If you're the parent or guardian of an injured child, you may be wondering what to expect when filing a personal injury lawsuit. Unless the child is emancipated, the rules for these types of cases are quite different for minors. Your lawyer will fill you in on the details, but here are three things you should know.
1. Children Cannot File Their Own Personal Injury Lawsuits
In the eyes of the court, children are under a disability and cannot file a personal injury lawsuit themselves. Most states do not allow children under the age of 18 to negotiate their own claim, even if they appear competent to do so.
The child's parent or next of kin can file suit on behalf of the child.

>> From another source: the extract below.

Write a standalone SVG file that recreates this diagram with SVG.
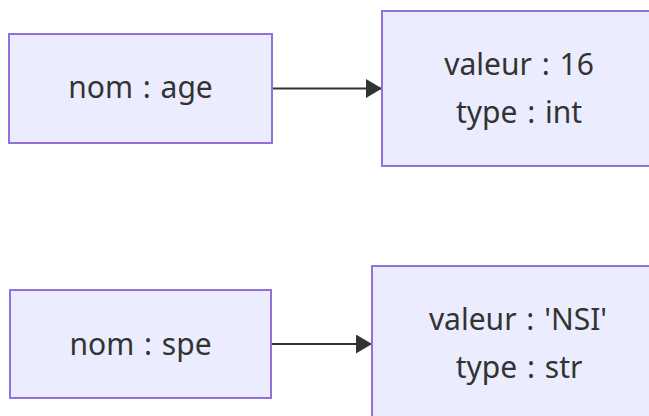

2. Trespassing Rules are Different for Children
Children are held to a different standard than adults in personal injury cases. If an adult injures himself while trespassing on property, he would have a hard time winning a claim. But if a child injures herself while trespassing, the property owner may be held liable for injuries.
If a child drowns in a neighbor's swimming pool, the neighbor may be responsible for damages because he forgot to put a fence around the pool.
In cases involving children, the child's negligence is determined by his or her age. Children under the age of 6 typically can't be considered even partially negligent.
Even in cases involving children, there must be proof that the other party was negligent in some way.
Here's what Cogburn Law Offices has to say about personal injury cases:
"In order to pursue a personal injury claim, the injured party must show that the defendant is liable by proving the following: The defendant owed the plaintiff a duty of care; The defendant did not comply with his or her duty of care; The plaintiff suffered injuries as a result of the defendant’s actions or inaction; The defendant’s failure to comply with his or her duty of care was the proximate cause of the plaintiff’s injuries."
3. The Statute of Limitations is Longer for Children
Injured victims have a certain window of opportunity to file a personal injury lawsuit. The statute of limitations for adults is typically two years. For children, the statute is their 20th birthday.
The two-year window doesn't open until a child's 18th birthday, so the child has until the time of the injury through his or her 20th birthday to file suit.
The one exception to this rule is if the child is legally emancipated, which means the child has gone through the court system to become a legal adult. The rules may vary slightly from state-to-state, but they're generally the same.
Take Virginia's law as an example. If the child is emancipated before the injury, he has two years to file suit. If the child is emancipated after the injury, he has two years from the date of emancipation to file suit.
But just like with any other injury, it's typically better to file suit sooner rather than later. The more time that passes, the more difficult it will be to prove the case.